A band of Potawatomi Indians had made their home near Twin Lakes in Marshall County, Indiana, a bit south of Plymouth. In 1838, 100 wigwams and cabins dotted the land in their village. They had converted to Catholicism; they were learning to farm the land. They wanted to coexist with the white settlers who had come. But the government wanted the Potawatomi lands, and had pressured other Potawatomi chiefs to sign treaties giving their lands away. Menominee refused. So in late August of 1838, the government began rounding up Potawatomi as prisoners and bringing them to Twin Lakes, 858 in all. On September 4, 1838, the collected Potawatomi were forced to leave their land. They marched from Twin Lakes to the nearby Michigan Road, and then south along the Michigan Road to Logansport.
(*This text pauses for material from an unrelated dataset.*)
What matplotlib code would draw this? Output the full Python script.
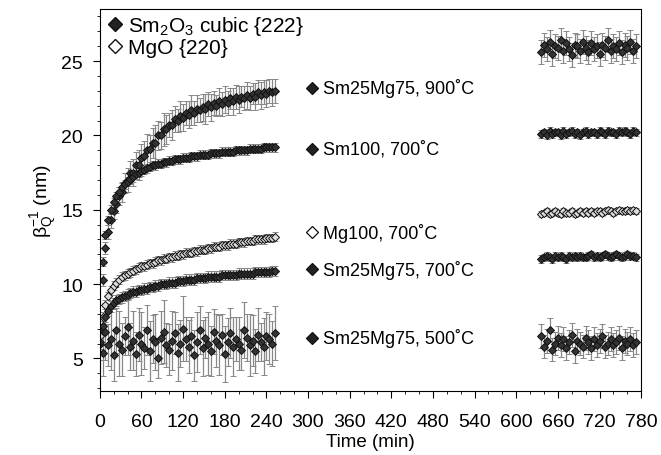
import matplotlib.pyplot as plt
import matplotlib.ticker as ticker
import numpy as np
from matplotlib import font_manager
from matplotlib.lines import Line2D

names = {f.name for f in font_manager.fontManager.ttflist}
narrow = 'Liberation Sans Narrow' if 'Liberation Sans Narrow' in names else 'Liberation Sans'

plt.rcParams['font.family'] = ['Liberation Sans', 'DejaVu Sans']
plt.rcParams['mathtext.fontset'] = 'custom'
plt.rcParams['mathtext.rm'] = 'Liberation Sans'
plt.rcParams['mathtext.it'] = 'Liberation Sans:italic'

# sampling times (min)
t_left = np.arange(0, 253, 4)
t_right = np.arange(636, 773, 4)

# Sm25Mg75, 900 C (Sm2O3 cubic {222})
sm25_900_left = [7.0, 10.3, 12.4, 13.5, 14.3, 14.9, 15.4, 15.9, 16.2, 16.8, 17.0, 17.5, 17.5, 18.0, 18.0, 18.5,
                 18.6, 19.0, 19.1, 19.5, 19.5, 20.0, 20.0, 20.4, 20.4, 20.7, 20.7, 21.1, 21.0, 21.3, 21.2, 21.5,
                 21.4, 21.7, 21.5, 21.8, 21.7, 21.9, 21.8, 22.1, 21.9, 22.2, 22.0, 22.3, 22.1, 22.4, 22.2, 22.5,
                 22.3, 22.6, 22.4, 22.6, 22.5, 22.7, 22.5, 22.8, 22.6, 22.9, 22.7, 22.9, 22.8, 23.0, 22.9, 23.0]
sm25_900_left_err = [0.3, 0.4, 0.4, 0.5, 0.5, 0.5, 0.6, 0.6, 0.7, 0.7, 0.8, 0.8, 0.9, 0.9, 1.0, 0.9,
                     1.0, 1.1, 0.9, 1.0, 1.2, 1.0, 0.9, 1.1, 1.0, 0.8, 1.0, 0.9, 0.8, 1.0, 0.9, 0.8,
                     0.9, 1.0, 0.8, 0.9, 0.8, 0.9, 1.0, 0.8, 0.9, 0.8, 0.7, 0.9, 0.8, 0.9, 0.8, 0.7,
                     0.9, 0.8, 0.9, 0.7, 0.8, 0.9, 0.8, 0.7, 0.9, 0.8, 0.9, 0.8, 0.9, 0.8, 0.9, 0.8]
sm25_900_right = [25.6, 26.1, 25.8, 26.3, 25.5, 26.0, 25.9, 26.4, 25.7, 26.2, 25.8, 25.4, 26.1, 26.0, 25.7, 26.3, 25.9, 25.6,
                  26.2, 25.8, 26.0, 25.5, 26.1, 25.9, 26.4, 25.7, 26.0, 25.8, 26.2, 25.6, 26.1, 25.9, 26.3, 25.7, 26.0]
sm25_900_right_err = 0.8

# Sm100, 700 C
sm100_left = [7.0, 11.5, 13.3, 14.3, 15.0, 15.5, 15.9, 16.2, 16.5, 16.7, 16.9, 17.1, 17.2, 17.4, 17.5, 17.6,
              17.7, 17.8, 17.9, 18.0, 18.0, 18.1, 18.1, 18.2, 18.2, 18.3, 18.3, 18.4, 18.4, 18.4, 18.5, 18.5,
              18.5, 18.6, 18.6, 18.6, 18.7, 18.7, 18.7, 18.7, 18.8, 18.8, 18.8, 18.8, 18.9, 18.9, 18.9, 18.9,
              18.9, 19.0, 19.0, 19.0, 19.0, 19.0, 19.1, 19.1, 19.1, 19.1, 19.1, 19.2, 19.2, 19.2, 19.2, 19.2]
sm100_left_err = 0.3
sm100_right = [20.1, 20.2, 20.0, 20.3, 20.1, 20.2, 20.2, 20.0, 20.3, 20.1, 20.2, 20.3, 20.1, 20.2, 20.0, 20.2, 20.3, 20.1,
               20.2, 20.2, 20.1, 20.3, 20.2, 20.1, 20.3, 20.2, 20.2, 20.1, 20.3, 20.2, 20.3, 20.2, 20.1, 20.3, 20.2]
sm100_right_err = 0.25

# Mg100, 700 C (MgO {220})
mg100_left = [6.5, 7.8, 8.6, 9.2, 9.6, 9.9, 10.1, 10.3, 10.5, 10.6, 10.7, 10.8, 10.9, 11.0, 11.1, 11.2,
              11.2, 11.3, 11.4, 11.4, 11.5, 11.6, 11.6, 11.7, 11.7, 11.8, 11.8, 11.9, 11.9, 12.0, 12.0, 12.1,
              12.1, 12.1, 12.2, 12.2, 12.3, 12.3, 12.3, 12.4, 12.4, 12.5, 12.5, 12.5, 12.6, 12.6, 12.6, 12.7,
              12.7, 12.7, 12.8, 12.8, 12.8, 12.9, 12.9, 12.9, 13.0, 13.0, 13.0, 13.0, 13.1, 13.1, 13.1, 13.2]
mg100_left_err = 0.3
mg100_right = [14.7, 14.8, 14.9, 14.7, 14.8, 14.9, 14.8, 14.7, 14.9, 14.8, 14.8, 14.9, 14.7, 14.8, 14.9, 14.8, 14.9, 14.8,
               14.9, 14.8, 14.9, 14.9, 14.8, 14.9, 15.0, 14.9, 14.8, 14.9, 15.0, 14.9, 14.9, 15.0, 14.9, 15.0, 14.9]
mg100_right_err = 0.2

# Sm25Mg75, 700 C
sm25_700_left = [6.0, 7.2, 7.8, 8.2, 8.5, 8.7, 8.9, 9.0, 9.1, 9.2, 9.3, 9.4, 9.5, 9.5, 9.6, 9.6,
                 9.7, 9.7, 9.8, 9.8, 9.9, 9.9, 10.0, 10.0, 10.0, 10.1, 10.1, 10.1, 10.2, 10.2, 10.2, 10.3,
                 10.3, 10.3, 10.3, 10.4, 10.4, 10.4, 10.4, 10.5, 10.5, 10.5, 10.5, 10.5, 10.6, 10.6, 10.6, 10.6,
                 10.6, 10.6, 10.7, 10.7, 10.7, 10.7, 10.7, 10.7, 10.8, 10.8, 10.8, 10.8, 10.8, 10.8, 10.9, 10.9]
sm25_700_left_err = 0.35
sm25_700_right = [11.7, 11.8, 11.9, 11.8, 11.7, 11.9, 11.8, 11.9, 11.8, 11.7, 11.9, 11.8, 11.9, 11.8, 11.9, 11.8, 11.8, 11.9,
                  12.0, 11.8, 11.9, 11.8, 11.9, 12.0, 11.9, 11.8, 11.9, 12.0, 11.9, 11.8, 11.9, 12.0, 11.9, 11.9, 11.8]
sm25_700_right_err = 0.25

# Sm25Mg75, 500 C
sm25_500_left = [6.1, 5.4, 6.8, 5.9, 6.3, 5.2, 6.9, 6.0, 5.6, 6.5, 7.1, 5.8, 6.2, 5.3, 6.6, 6.0,
                 5.7, 6.9, 5.5, 6.3, 6.1, 5.0, 6.4, 6.8, 5.9, 5.6, 6.2, 6.7, 5.4, 6.0, 7.0, 6.3,
                 5.8, 6.5, 5.2, 6.1, 6.9, 5.7, 6.4, 6.0, 5.5, 6.8, 6.2, 5.9, 6.6, 5.3, 6.1, 6.7,
                 5.8, 6.3, 6.0, 5.6, 6.9, 6.4, 5.9, 6.2, 5.5, 6.6, 6.1, 5.8, 6.5, 6.3, 6.0, 6.7]
sm25_500_left_err = [1.2, 1.6, 1.9, 1.4, 2.1, 1.7, 1.5, 2.2, 1.8, 1.3, 1.9, 1.6, 2.0, 1.5, 1.8, 2.1,
                     1.4, 1.7, 2.0, 1.6, 1.9, 1.3, 1.8, 2.1, 1.5, 1.7, 2.0, 1.4, 1.9, 1.6, 2.2, 1.5,
                     1.8, 1.3, 1.7, 2.0, 1.6, 1.9, 1.4, 2.1, 1.7, 1.5, 1.8, 2.0, 1.4, 1.9, 1.6, 1.7,
                     2.0, 1.5, 1.8, 1.4, 1.9, 1.6, 2.1, 1.7, 1.5, 1.8, 1.3, 1.9, 1.6, 1.7, 1.5, 1.8]
sm25_500_right = [6.5, 5.8, 6.2, 6.9, 5.6, 6.0, 6.4, 5.9, 6.3, 5.7, 6.1, 6.6, 5.5, 6.2, 6.0, 5.8, 6.4, 6.1,
                  5.7, 6.3, 5.9, 6.2, 6.5, 5.8, 6.0, 6.3, 5.9, 6.1, 6.4, 5.7, 6.2, 6.0, 6.3, 5.9, 6.1]
sm25_500_right_err = 0.8

series = [
    (sm25_900_left, sm25_900_left_err, sm25_900_right, sm25_900_right_err, True),
    (sm100_left, sm100_left_err, sm100_right, sm100_right_err, True),
    (mg100_left, mg100_left_err, mg100_right, mg100_right_err, False),
    (sm25_700_left, sm25_700_left_err, sm25_700_right, sm25_700_right_err, True),
    (sm25_500_left, sm25_500_left_err, sm25_500_right, sm25_500_right_err, True),
]

labels = ['Sm25Mg75, 900˚C', 'Sm100, 700˚C', 'Mg100, 700˚C', 'Sm25Mg75, 700˚C', 'Sm25Mg75, 500˚C']
label_y = [23.2, 19.1, 13.5, 11.0, 6.4]
label_filled = [True, True, False, True, True]

fig = plt.figure(figsize=(6.61, 4.56), dpi=100)
ax = fig.add_axes([0.151, 0.140, 0.819, 0.838])

for left, lerr, right, rerr, filled in series:
    for t, v, e in ((t_left, left, lerr), (t_right, right, rerr)):
        ax.errorbar(t, v, yerr=e, fmt='D', ms=3.8,
                    mfc='#333333' if filled else '#dddddd', mec='#111111', mew=0.7,
                    ecolor='#888888', elinewidth=0.9, capsize=2.5, capthick=0.8, zorder=2)

for lab, y, filled in zip(labels, label_y, label_filled):
    ax.plot(306, y, 'D', ms=6.5, mfc='#222222' if filled else 'white', mec='#111111', mew=0.9)
    ax.text(322, y, lab, fontsize=13, va='center', ha='left')

handles = [
    Line2D([], [], ls='none', marker='D', ms=7, mfc='#222222', mec='#111111'),
    Line2D([], [], ls='none', marker='D', ms=7, mfc='white', mec='#111111'),
]
ax.legend(handles, ['Sm$_\\mathregular{2}$O$_\\mathregular{3}$ cubic {222}', 'MgO {220}'],
          loc='upper left', bbox_to_anchor=(-0.015, 1.02), frameon=False, fontsize=15,
          handletextpad=0.15, borderaxespad=0.2, labelspacing=0.05, handlelength=1.0)

ax.set_xlim(0, 780)
ax.set_ylim(2.8, 28.5)
ax.xaxis.set_major_locator(ticker.MultipleLocator(60))
ax.xaxis.set_minor_locator(ticker.MultipleLocator(20))
ax.yaxis.set_major_locator(ticker.MultipleLocator(5))
ax.yaxis.set_minor_locator(ticker.MultipleLocator(1))
ax.tick_params(which='major', direction='out', length=5)
ax.tick_params(which='minor', direction='out', length=2.5)
ax.tick_params(axis='x', which='major', pad=11)
ax.tick_params(axis='y', which='major', pad=7)
for lab in ax.get_xticklabels() + ax.get_yticklabels():
    lab.set_fontfamily(narrow)
    lab.set_fontsize(14)
ax.set_xlabel('Time (min)', fontsize=13.5, family=narrow, labelpad=2)
ax.set_ylabel('β$_\\mathregular{Q}^\\mathregular{-1}$ (nm)', fontsize=14, family=narrow, labelpad=2)

fig.savefig('out.png', dpi=100)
From there, they were marched west to Osawatomie, Kansas, where they arrived on November 4. More than 40 died of illnesses contracted along the way, which led to the journey being named the Trail of Death.
In 1909, a statue of Chief Menominee was placed near the Potawatomi village at about the place where the Trail of Death began. It was unveiled by Menominee’s granddaughter to serve as a memorial of what had happened. On September 18, 100 years later, the statue was rededicated, and many Potawatomi came to take part. Several spoke, telling the history of the Trail of Death.

I have Potawatomi ancestry. My great great grandmother – my mother’s father’s mother’s mother – is said to have been full Potawatomi. I had never explored this part of my heritage before, had never thought much about it. But when my cohort on the Michigan Road byway project, who was involved with the rededication, invited me, I knew I had to go.

I found the ceremony to be unexpectedly saddening as I heard the story of these people, with whom I share blood, being forced off their land. Yet I felt little kinship to the many Potawatomi who traveled from all over for the event. I recognized that I have traveled the path of a white man; that my German and Scots-Irish ancestry has been more vital to me and has shaped me in concrete ways. Yet I feel as though I’ve missed something important all these years, a connection to a people who wanted to live peaceably and, by the time of the forced migration, sought to follow the same God I serve. I realize that I feel connected to these Potawatomi because they were fellow believers, and it is through this connection that the story of the gross injustice they suffered moves me.